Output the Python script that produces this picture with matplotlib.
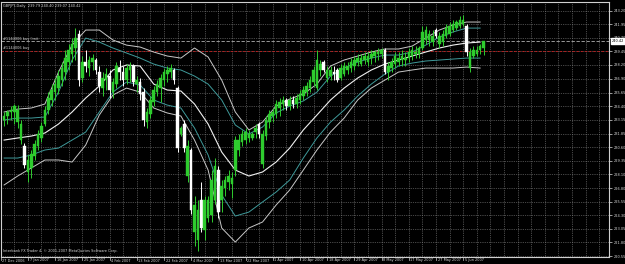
import matplotlib
matplotlib.use("Agg")
import matplotlib.pyplot as plt
import matplotlib.transforms as mtransforms

# ---------------- data ----------------
bars = list(range(1, 143))
opens = [233.11, 233.48, 233.85, 233.85, 232.92, 231.26, 230.71, 228.31, 228.68, 229.79,
         230.71, 231.45, 232.74, 234.03, 234.96, 235.69, 236.06, 236.80, 237.54, 238.47,
         239.20, 239.76, 241.05, 236.99, 238.47, 237.91, 238.47, 238.65, 237.54, 236.06,
         236.80, 237.17, 235.69, 236.43, 237.91, 237.54, 236.80, 237.73, 238.10, 236.43,
         236.62, 235.69, 232.92, 233.66, 234.77, 235.69, 236.06, 236.80, 237.36, 237.54,
         237.73, 236.06, 231.82, 232.74, 227.94, 230.34, 222.77, 222.03, 225.72, 222.95,
         224.06, 224.34, 225.72, 228.49, 225.72, 226.83, 227.38, 227.20, 228.49, 230.34,
         231.08, 231.26, 231.45, 231.45, 232.00, 232.74, 229.05, 231.63, 232.92, 233.48,
         233.66, 234.22, 234.59, 234.96, 234.40, 234.96, 234.59, 234.96, 235.33, 235.69,
         236.06, 236.62, 236.06, 237.73, 238.47, 236.99, 237.17, 237.54, 237.73, 236.99,
         237.36, 237.73, 237.91, 238.10, 238.47, 238.28, 238.65, 238.47, 238.83, 239.02,
         239.20, 239.20, 239.57, 237.54, 237.91, 238.28, 238.47, 238.65, 238.65, 238.83,
         239.02, 239.20, 239.20, 239.76, 240.50, 240.50, 240.31, 241.42, 240.13, 240.31,
         240.87, 241.05, 241.42, 241.60, 241.79, 241.97, 241.79, 237.91, 239.02, 239.20,
         239.57, 239.79]
highs = [233.85, 234.03, 234.40, 234.59, 234.50, 233.11, 230.99, 229.88, 230.34, 231.26,
         232.19, 232.92, 234.40, 235.69, 236.43, 236.99, 237.73, 238.47, 239.57, 240.13,
         240.68, 241.60, 241.42, 239.02, 239.57, 239.02, 239.20, 238.83, 238.10, 237.54,
         237.91, 237.73, 236.99, 238.47, 238.65, 238.10, 238.28, 238.47, 238.28, 237.17,
         236.99, 236.06, 234.22, 235.33, 236.25, 236.80, 237.36, 237.91, 238.10, 238.28,
         237.91, 236.25, 232.56, 233.11, 231.26, 230.52, 226.09, 225.72, 227.38, 226.09,
         226.09, 228.49, 229.60, 228.86, 227.57, 227.94, 228.49, 228.31, 231.63, 231.82,
         232.19, 232.37, 232.19, 232.00, 232.74, 232.92, 232.19, 233.48, 234.03, 234.22,
         234.96, 235.14, 235.33, 235.14, 235.33, 235.33, 235.51, 235.88, 236.25, 236.62,
         237.17, 238.10, 239.57, 238.65, 238.65, 238.10, 238.10, 238.10, 237.91, 238.28,
         238.47, 238.47, 238.83, 239.02, 239.20, 239.20, 239.39, 239.39, 239.57, 239.57,
         239.76, 239.76, 239.76, 238.47, 238.83, 239.39, 239.39, 239.57, 239.39, 239.76,
         239.94, 239.94, 239.94, 241.79, 241.79, 241.42, 241.42, 241.60, 241.24, 241.42,
         241.97, 242.16, 242.34, 242.34, 242.71, 242.80, 241.97, 239.76, 239.94, 239.94,
         240.13, 240.40]
lows = [232.56, 232.74, 233.11, 232.74, 232.37, 230.89, 228.68, 227.38, 227.75, 229.42,
        230.34, 231.08, 232.56, 233.66, 234.40, 234.96, 235.51, 236.25, 236.80, 237.73,
        238.47, 238.65, 236.25, 236.62, 237.54, 237.17, 237.73, 237.36, 235.69, 235.33,
        235.88, 235.14, 235.14, 236.06, 236.80, 236.25, 236.43, 236.62, 236.25, 235.69,
        234.96, 232.56, 232.37, 233.29, 234.40, 235.33, 234.77, 236.25, 236.62, 236.99,
        236.43, 230.15, 231.63, 230.15, 227.38, 224.43, 221.48, 221.01, 222.77, 222.03,
        223.69, 223.69, 225.35, 224.06, 224.61, 226.09, 226.65, 225.91, 227.94, 229.79,
        230.71, 230.89, 231.08, 231.26, 231.45, 231.45, 228.68, 231.26, 232.37, 232.92,
        233.29, 233.48, 234.03, 234.03, 234.03, 234.22, 234.22, 234.59, 234.96, 235.33,
        235.69, 236.25, 235.88, 237.17, 237.54, 236.62, 236.80, 236.80, 236.62, 236.80,
        237.17, 237.36, 237.54, 237.73, 238.10, 238.10, 238.28, 238.10, 238.28, 238.47,
        238.65, 238.83, 237.36, 236.80, 237.54, 237.91, 238.10, 238.10, 238.10, 238.47,
        238.65, 238.83, 238.83, 239.57, 240.13, 239.94, 239.94, 240.68, 239.76, 239.94,
        240.68, 240.87, 241.24, 241.42, 241.60, 241.79, 239.02, 237.54, 238.83, 239.02,
        239.20, 239.07]
closes = [233.48, 233.85, 234.03, 234.40, 234.03, 232.74, 228.95, 229.42, 229.97, 230.89,
          231.82, 232.56, 234.03, 235.14, 235.88, 236.43, 237.17, 237.91, 238.83, 239.57,
          240.13, 240.68, 236.80, 238.47, 238.10, 238.65, 238.83, 237.73, 236.25, 236.99,
          237.36, 235.88, 236.62, 238.10, 237.54, 236.80, 237.91, 238.10, 236.62, 236.80,
          235.51, 233.11, 233.85, 234.96, 235.88, 236.43, 236.99, 237.54, 237.73, 237.91,
          236.80, 230.52, 232.37, 230.52, 230.71, 224.80, 225.26, 224.80, 223.14, 225.72,
          225.72, 227.57, 228.86, 224.61, 227.01, 227.57, 227.94, 227.75, 231.26, 231.26,
          231.82, 232.00, 231.82, 231.82, 232.37, 231.82, 231.82, 233.11, 233.66, 233.85,
          234.59, 234.77, 234.96, 234.40, 234.96, 234.59, 235.14, 235.51, 235.88, 236.25,
          236.80, 237.73, 238.65, 238.28, 237.73, 237.73, 237.73, 237.36, 236.80, 237.91,
          238.10, 238.10, 238.47, 238.65, 238.83, 238.83, 239.02, 239.02, 239.20, 239.39,
          239.39, 239.57, 237.54, 238.10, 238.47, 239.02, 238.83, 239.02, 238.83, 239.39,
          239.57, 239.39, 239.76, 241.24, 241.42, 241.05, 240.87, 240.87, 240.87, 241.05,
          241.60, 241.79, 241.97, 242.16, 242.34, 242.34, 239.39, 239.39, 239.57, 239.57,
          239.94, 240.42]

# indicator lines, read every 4 bars
band_x = [1, 5, 9, 13, 17, 21, 25, 29, 33, 37, 41, 45, 49, 53, 57, 61, 65, 69, 73, 77,
          81, 85, 89, 93, 97, 101, 105, 109, 113, 117, 121, 125, 129, 133, 137, 141]
outer_upper = [233.85, 234.12, 234.22, 234.59, 237.54, 240.03, 241.42, 241.42, 240.50, 240.03,
               239.85, 239.39, 239.02, 238.83, 239.76, 238.93, 236.80, 233.85, 232.19, 232.92,
               234.40, 235.05, 235.51, 236.43, 238.10, 238.65, 239.02, 239.39, 239.67, 239.67,
               239.94, 240.68, 241.42, 241.88, 242.16, 242.16]
inner_upper = [233.11, 233.29, 233.29, 233.39, 235.69, 238.65, 240.68, 240.31, 239.76, 239.30,
               238.83, 238.28, 237.91, 237.73, 237.17, 236.43, 234.96, 232.65, 231.82, 232.46,
               233.76, 234.40, 234.87, 235.69, 237.17, 237.91, 238.47, 238.83, 239.11, 239.11,
               239.39, 240.03, 240.77, 241.24, 241.60, 241.60]
middle = [231.26, 231.45, 231.63, 231.91, 232.74, 233.85, 235.14, 236.25, 237.73, 238.19,
          238.10, 236.43, 235.88, 235.79, 234.59, 232.74, 230.15, 228.49, 227.94, 228.31,
          229.23, 230.52, 232.19, 233.57, 234.96, 236.06, 236.99, 237.73, 238.28, 238.65,
          239.02, 239.39, 239.76, 240.03, 240.22, 240.31]
inner_lower = [229.60, 229.60, 229.88, 230.34, 230.52, 231.26, 232.00, 233.85, 235.69, 236.62,
               236.34, 234.96, 234.49, 234.22, 232.37, 229.88, 226.18, 224.24, 224.61, 225.54,
               226.46, 227.57, 229.60, 231.45, 232.92, 234.03, 235.33, 236.43, 237.36, 238.10,
               238.37, 238.56, 238.65, 238.74, 238.83, 238.83]
outer_lower = [227.11, 227.94, 228.68, 229.42, 229.42, 229.23, 230.80, 233.57, 235.42, 236.06,
               235.69, 234.22, 233.76, 233.48, 231.26, 228.49, 223.14, 221.84, 223.14, 223.69,
               225.26, 226.65, 228.49, 230.34, 232.00, 233.29, 234.96, 236.06, 236.80, 237.54,
               237.73, 237.91, 237.91, 237.91, 238.00, 237.91]

price_ticks = [243.20, 241.95, 240.70, 239.45, 238.20, 236.90, 235.65, 234.40, 233.15,
               231.85, 230.60, 229.35, 228.10, 226.80, 225.55, 224.30, 223.05, 221.80, 220.55]
date_ticks = [0, 8, 16, 24, 32, 40, 48, 56, 64, 72, 80, 88, 96, 104, 112, 120, 128, 136]
date_labels = ["27 Dec 2006", "7 Jan 2007", "16 Jan 2007", "25 Jan 2007", "4 Feb 2007",
               "13 Feb 2007", "22 Feb 2007", "4 Mar 2007", "13 Mar 2007", "22 Mar 2007",
               "1 Apr 2007", "10 Apr 2007", "18 Apr 2007", "29 Apr 2007", "8 May 2007",
               "17 May 2007", "27 May 2007", "5 Jun 2007"]
bid_price = 240.42
limit_price = 240.40
buy_price = 239.48
title_text = "GBPJPY,Daily  239.79 240.40 239.07 240.42"
footer_text = "Interbank FX Trader 4, \u00a9 2001-2007 MetaQuotes Software Corp."

# ---------------- figure ----------------
W, H = 625, 264
FS = 2.5
TXT = "#d8d8d8"
fig = plt.figure(figsize=(W / 100, H / 100), dpi=100, facecolor="black")
ax = fig.add_axes([1 / W, 1 - 257 / H, 608 / W, 255 / H], facecolor="black")
ax.set_xlim(0.09, 178.9)
ax.set_ylim(220.46, 244.01)

grid_kw = dict(color="#8c8c8c", lw=0.5, ls=(0, (1, 1.6)), zorder=0)
for gx in range(0, 179, 4):
    ax.axvline(gx, **grid_kw)
for p in price_ticks:
    ax.axhline(p, **grid_kw)

# order lines
ax.axhline(limit_price, color="#b0b0b0", lw=0.6, ls=(0, (4, 2)), zorder=1)
ax.axhline(buy_price, color="#c02020", lw=0.6, ls=(0, (3, 2)), zorder=1)

# indicator lines
ax.plot(band_x, outer_upper, color="#c8c8c8", lw=0.7, zorder=2)
ax.plot(band_x, outer_lower, color="#c8c8c8", lw=0.7, zorder=2)
ax.plot(band_x, inner_upper, color="#3f9a9a", lw=0.7, zorder=2)
ax.plot(band_x, inner_lower, color="#3f9a9a", lw=0.7, zorder=2)
ax.plot(band_x, middle, color="#f0f0f0", lw=0.8, zorder=2)

# candles
green = "#2ecc2e"
for b, o, h, l, c in zip(bars, opens, highs, lows, closes):
    col = green if c >= o else "white"
    ax.vlines(b, l, h, color=col, lw=0.7, zorder=3)
    ax.bar(b, abs(c - o) if abs(c - o) > 0.05 else 0.05, bottom=min(o, c), width=0.72,
           color=col, edgecolor=col, lw=0.3, zorder=4)

for s in ax.spines.values():
    s.set_color("#d0d0d0")
    s.set_linewidth(0.8)

ax.set_xticks([])
ax.yaxis.tick_right()
ax.set_yticks(price_ticks)
ax.set_yticklabels([f"{p:.2f}" for p in price_ticks])
ax.tick_params(axis="y", colors=TXT, labelsize=FS, length=2, width=0.5, pad=1.2)

trans = mtransforms.blended_transform_factory(ax.transData, fig.transFigure)
for t, lab in zip(date_ticks, date_labels):
    ax.text(t + 0.5, 1 - 260.5 / H, lab, transform=trans, color=TXT, fontsize=FS,
            ha="left", va="center", clip_on=False)
    ax.plot([t, t], [1 - 257 / H, 1 - 259.5 / H], transform=trans, color="#d0d0d0",
            lw=0.5, clip_on=False)

# price box
ty = ax.transData.transform((0, bid_price))[1] / (H * fig.dpi / 100)
fig.text(611.5 / W, ty, f"{bid_price:.2f}", color="black", fontsize=FS, ha="left",
         va="center", bbox=dict(boxstyle="square,pad=0.2", fc="white", ec="white"))

ax.text(0.004, 1 - 3.5 / 255, title_text, transform=ax.transAxes, color=TXT,
        fontsize=FS, ha="left", va="center")
ax.text(0.004, 1 - 37 / 255, "#1144006 buy limit", transform=ax.transAxes, color=TXT,
        fontsize=FS, ha="left", va="center")
ax.text(0.004, 1 - 46.5 / 255, "#1144006 buy", transform=ax.transAxes, color=TXT,
        fontsize=FS, ha="left", va="center")
ax.text(0.004, 1 - 249 / 255, footer_text, transform=ax.transAxes, color=TXT,
        fontsize=FS, ha="left", va="center")

fig.savefig("out.png", dpi=100, facecolor="black")
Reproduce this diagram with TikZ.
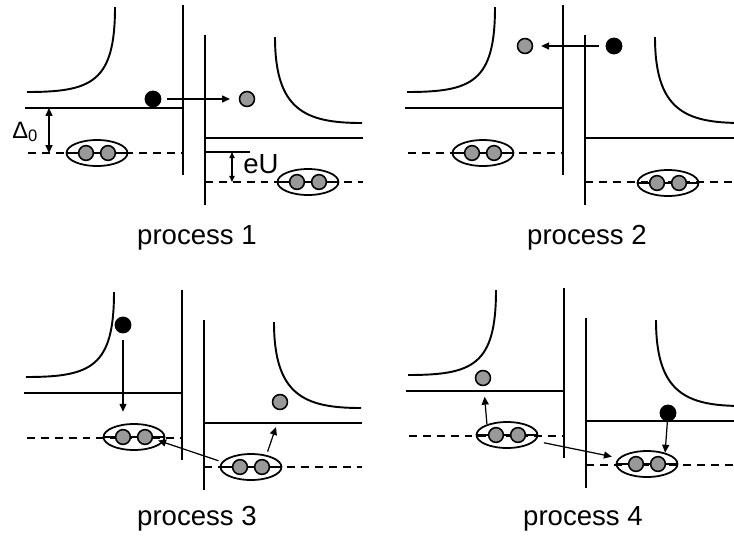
______
# REQUIRED WORK
Reproduce only the lines running from the beginning of the entries above to the line holding "import matplotlib.transforms as mtransforms", inclusive. Pictures stay out of the copy.

# ANSWER FOR THE TASK
Output the Python script that produces this picture with matplotlib.
import matplotlib
matplotlib.use("Agg")
import matplotlib.pyplot as plt
import matplotlib.transforms as mtransforms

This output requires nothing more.